In May 2016, BIRC held a meeting with Provost Richard Locke P’18 and Dean of the College Maud Mandel, in which they presented research they had conducted on “the experience of (undocumented) students on campus, the problems with the way students were being admitted (as part of the international rather than domestic pool) and the need for attention to these areas,” wrote Marisa Quinn, chief of staff to the Provost, in an email to The Herald.
In response to this, the University revised their approach “to admitting and supporting undocumented and DACA students,” Quinn wrote. Due to the efforts of BIRC, the University altered its financial aid policy and began considering undocumented students as domestic applicants so that they could receive financial aid.
“This was a very constructive partnership that led to a deeper understanding of the distinct issues faced by undocumented and DACA students and helped the University develop a far more robust and targeted way to address those needs,” Quinn wrote.

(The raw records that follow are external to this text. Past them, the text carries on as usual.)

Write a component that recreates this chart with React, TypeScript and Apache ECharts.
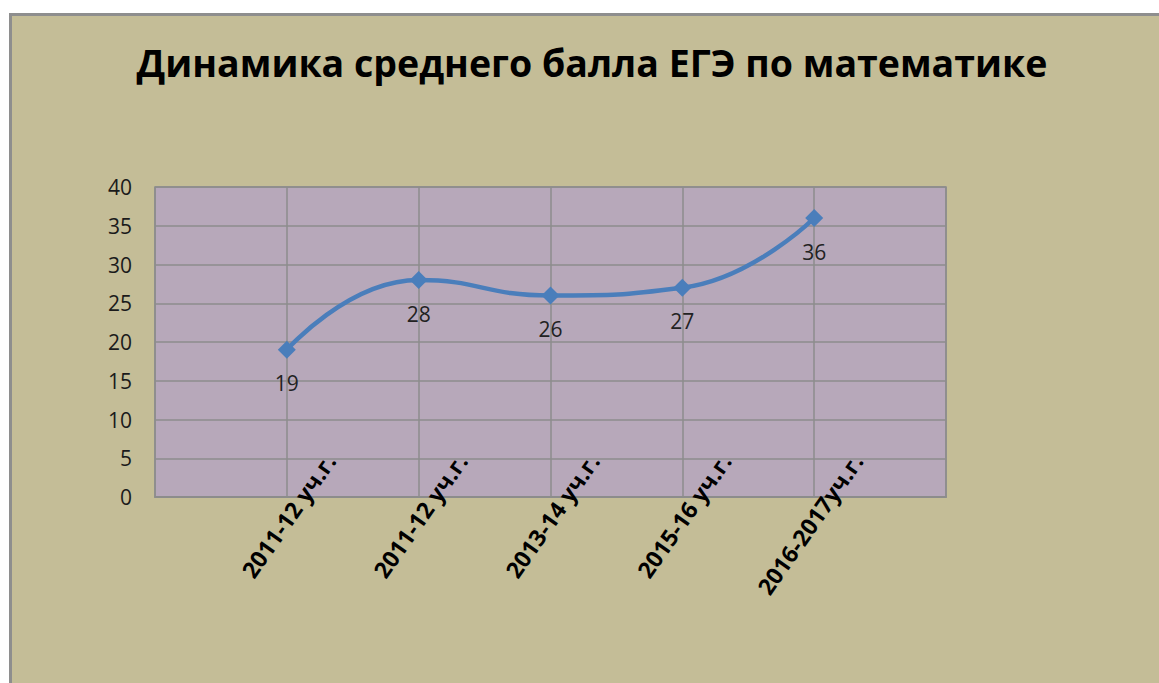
import React, { useEffect, useRef } from "react";
import * as echarts from "echarts";

const categories = ["", "2011-12 уч.г.", "2011-12 уч.г.", "2013-14 уч.г.", "2015-16 уч.г.", "2016-2017уч.г.", ""];
const scores = [null, 19, 28, 26, 27, 36, null];
const titleText = "Динамика среднего балла ЕГЭ по математике";

export default function App() {
  const ref = useRef<HTMLDivElement>(null);
  useEffect(() => {
    if (!ref.current) return;
    const chart = echarts.init(ref.current, undefined, { renderer: "svg" });
    chart.setOption({
      animation: false,
      backgroundColor: "#ffffff",
      graphic: [
        {
          type: "rect",
          z: -10,
          silent: true,
          shape: { x: 10.5, y: 14.5, width: 1160, height: 690 },
          style: { fill: "#C4BD97", stroke: "#8E8E8E", lineWidth: 3 },
        },
      ],
      title: {
        text: titleText,
        left: 587,
        textAlign: "center",
        top: 38,
        textStyle: {
          fontFamily: "Open Sans",
          fontWeight: "bold",
          fontSize: 37.5,
          color: "#000000",
        },
      },
      grid: {
        left: 155,
        top: 187,
        width: 791,
        height: 310,
        show: true,
        backgroundColor: "#B7A8BA",
        borderColor: "#8C8C8C",
        borderWidth: 1.5,
      },
      xAxis: {
        type: "category",
        data: categories,
        boundaryGap: false,
        axisTick: { show: false },
        axisLine: { lineStyle: { color: "#8C8C8C", width: 2 } },
        splitLine: { show: true, lineStyle: { color: "#8C8C8C", width: 1.5 } },
        axisLabel: {
          interval: 0,
          rotate: 55,
          margin: 21,
          padding: [0, -75, 0, 0],
          fontFamily: "Open Sans",
          fontWeight: "bold",
          fontSize: 23,
          color: "#000000",
        },
      },
      yAxis: {
        type: "value",
        min: 0,
        max: 40,
        interval: 5,
        axisLine: { show: false },
        axisTick: { show: false },
        splitLine: { show: true, lineStyle: { color: "#8C8C8C", width: 1.5 } },
        axisLabel: {
          margin: 23,
          fontFamily: "Open Sans",
          fontSize: 21,
          color: "#1a1a1a",
        },
      },
      series: [
        {
          type: "line",
          data: scores,
          smooth: 0.5,
          symbol: "diamond",
          symbolSize: 18,
          lineStyle: { color: "#4A7EBB", width: 4.5 },
          itemStyle: { color: "#4A7EBB" },
          label: {
            show: true,
            position: "bottom",
            distance: 14,
            fontFamily: "Open Sans",
            fontSize: 21,
            color: "#222222",
          },
        },
      ],
    });
    return () => chart.dispose();
  }, []);
  return (
    <div style={{ position: "fixed", left: 0, top: 0, width: 1159, height: 683, background: "#fff" }}>
      <div ref={ref} style={{ width: 1159, height: 683 }} />
    </div>
  );
}
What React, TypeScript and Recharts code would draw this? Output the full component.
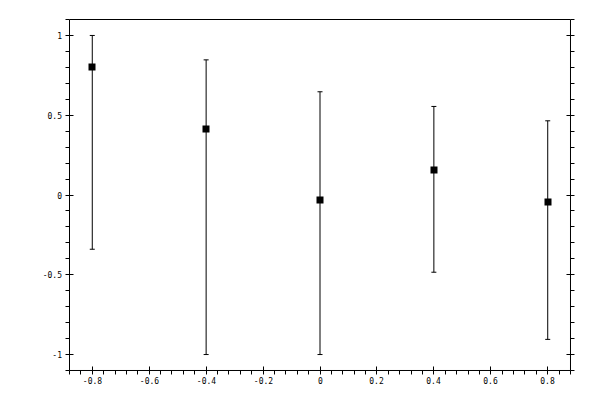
import React from "react";
import { ScatterChart, Scatter, XAxis, YAxis, ErrorBar } from "recharts";

// measured points with asymmetric error bounds
const xValues = [-0.8, -0.4, 0, 0.4, 0.8];
const yValues = [0.8, 0.415, -0.03, 0.157, -0.045];
const yLower = [-0.34, -1.0, -1.0, -0.484, -0.905];
const yUpper = [1.0, 0.847, 0.647, 0.555, 0.465];

// axis ticks
const xMajor = [-0.8, -0.6, -0.4, -0.2, 0, 0.2, 0.4, 0.6, 0.8];
const xMinor = [
  -0.88, -0.84, -0.76, -0.72, -0.68, -0.64, -0.56, -0.52, -0.48, -0.44, -0.36, -0.32,
  -0.28, -0.24, -0.16, -0.12, -0.08, -0.04, 0.04, 0.08, 0.12, 0.16, 0.24, 0.28, 0.32,
  0.36, 0.44, 0.48, 0.52, 0.56, 0.64, 0.68, 0.72, 0.76, 0.84, 0.88,
];
const yMajor = [-1, -0.5, 0, 0.5, 1];
const yMinor = [
  -1.1, -0.9, -0.8, -0.7, -0.6, -0.4, -0.3, -0.2, -0.1, 0.1, 0.2, 0.3, 0.4, 0.6, 0.7,
  0.8, 0.9, 1.1,
];

const X_DOMAIN: [number, number] = [-0.88, 0.88];
const Y_DOMAIN: [number, number] = [-1.1, 1.1];

const data = xValues.map((x, i) => ({
  x,
  y: yValues[i],
  err: [yValues[i] - yLower[i], yUpper[i] - yValues[i]],
}));

const xTicks = [...xMajor, ...xMinor].sort((a, b) => a - b);
const yTicks = [...yMajor, ...yMinor].sort((a, b) => a - b);

const isMajor = (list: number[], v: number) => list.some((m) => Math.abs(m - v) < 1e-9);
// snap to pixel centre so the 1px tick lines stay crisp
const px = (v: number) => Math.floor(v) + 0.5;

const FONT = "'DejaVu Sans Mono', monospace";
const OUT = 4;
const IN = 4;

const BottomTick = ({ x, y, payload }: any) => {
  const major = isMajor(xMajor, payload.value);
  const sx = px(x);
  return (
    <g>
      <line x1={sx} x2={sx} y1={major ? y - IN : y} y2={y + OUT} stroke="#000" />
      {major && (
        <text x={sx} y={y + 14} textAnchor="middle" fontSize={8} fontFamily={FONT} fill="#000">
          {String(payload.value)}
        </text>
      )}
    </g>
  );
};

const TopTick = ({ x, y, payload }: any) => {
  const major = isMajor(xMajor, payload.value);
  const sx = px(x);
  return <line x1={sx} x2={sx} y1={y - OUT} y2={major ? y + IN : y} stroke="#000" />;
};

const LeftTick = ({ x, y, payload }: any) => {
  const major = isMajor(yMajor, payload.value);
  const sy = px(y);
  return (
    <g>
      <line x1={x - OUT} x2={major ? x + IN : x} y1={sy} y2={sy} stroke="#000" />
      {major && (
        <text x={x - 7.5} y={sy + 3} textAnchor="end" fontSize={8} fontFamily={FONT} fill="#000">
          {String(payload.value)}
        </text>
      )}
    </g>
  );
};

const RightTick = ({ x, y, payload }: any) => {
  const major = isMajor(yMajor, payload.value);
  const sy = px(y);
  return <line x1={major ? x - IN : x} x2={x + OUT} y1={sy} y2={sy} stroke="#000" />;
};

const Square = ({ cx, cy }: any) => (
  <rect x={Math.round(cx) - 3.5} y={Math.round(cy) - 3.5} width={7} height={7} fill="#000" />
);

export default function App() {
  const tiny = 0.001;
  return (
    <div style={{ position: "absolute", left: 0, top: 0, width: 600, height: 400, background: "#fff" }}>
      <ScatterChart width={600} height={400} margin={{ top: 19.5, right: 29.5, bottom: 29.5, left: 69.5 }}>
        <XAxis
          xAxisId="b"
          dataKey="x"
          type="number"
          orientation="bottom"
          domain={X_DOMAIN}
          allowDataOverflow
          ticks={xTicks}
          interval={0}
          height={tiny}
          tickSize={0}
          tickMargin={0}
          tickLine={false}
          axisLine={{ stroke: "#000" }}
          tick={(p: any) => <BottomTick {...p} />}
        />
        <XAxis
          xAxisId="t"
          type="number"
          orientation="top"
          domain={X_DOMAIN}
          allowDataOverflow
          ticks={xTicks}
          interval={0}
          height={tiny}
          tickSize={0}
          tickMargin={0}
          tickLine={false}
          axisLine={{ stroke: "#000" }}
          tick={(p: any) => <TopTick {...p} />}
        />
        <YAxis
          yAxisId="l"
          dataKey="y"
          type="number"
          orientation="left"
          domain={Y_DOMAIN}
          allowDataOverflow
          ticks={yTicks}
          interval={0}
          width={tiny}
          tickSize={0}
          tickMargin={0}
          tickLine={false}
          axisLine={{ stroke: "#000" }}
          tick={(p: any) => <LeftTick {...p} />}
        />
        <YAxis
          yAxisId="r"
          type="number"
          orientation="right"
          domain={Y_DOMAIN}
          allowDataOverflow
          ticks={yTicks}
          interval={0}
          width={tiny}
          tickSize={0}
          tickMargin={0}
          tickLine={false}
          axisLine={{ stroke: "#000" }}
          tick={(p: any) => <RightTick {...p} />}
        />
        <Scatter
          xAxisId="b"
          yAxisId="l"
          data={data}
          dataKey="y"
          shape={(p: any) => <Square {...p} />}
          isAnimationActive={false}
        >
          <ErrorBar
            dataKey="err"
            direction="y"
            width={2.5}
            stroke="#000"
            strokeWidth={1}
            isAnimationActive={false}
          />
        </Scatter>
      </ScatterChart>
    </div>
  );
}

The demands BIRC presented to the University in May 2016 originated in a class about immigrant social movements taught by Kevin Escudero, an assistant professor of American Studies and ethnic studies, who played an integral role in creating the Undocumented Student Initiative, as The Herald previously reported.
“BIRC has been at the forefront of ensuring that the University is aware of the needs of the undocumented student community at Brown,” Escudero said. Escudero said that BIRC spreads “awareness and visibility to the ways in which immigration status impacts their lives and also the lives of the people in their community.”
Some of BIRC’s campaigns have included creating photo booths, as well as conducting teach-ins to spread awareness about immigration issues. BIRC uses such programming to challenge “some crazy depictions of the way that migrants to the United States are (presented),” said John Lopez-Aldas ’19, a BIRC member from 2015 to 2019.
BIRC also worked closely with the Undocumented, First-Generation College and Low-Income Student Center center to move “toward long term structural solutions as opposed to bandaids” to serve undocumented students at the University and in the larger Providence area, Ruiz added. BIRC’s advocacy led to the creation of the Undocumented Student Program as an initiative of the U-FLi Center in fall 2016. The program provides advising and leadership development for undocumented students and programming for the campus community on migration issues.
Recently, BIRC has focused on building relationships with local grassroots organizations doing “the same kind of work,” such as the Alliance to Mobilize Our Resistance. AMOR provides “community support … for victims of hate crimes and state-sponsored violence,” with a particular focus on aiding immigrant populations, according to their website. “We threw a Fuck Borders party and donated the proceeds,” Ruiz said.
When reflecting on BIRC’s decade of work, Ruiz sees the group’s future as pushing for equality for immigrants on a larger scale.
“Generally (we want to) work toward a future where we don’t have to worry about borders or criminalizing folks,” Ruiz said. “Especially when a lot of people fleeing violence in their country are fleeing because of U.S. interventions.”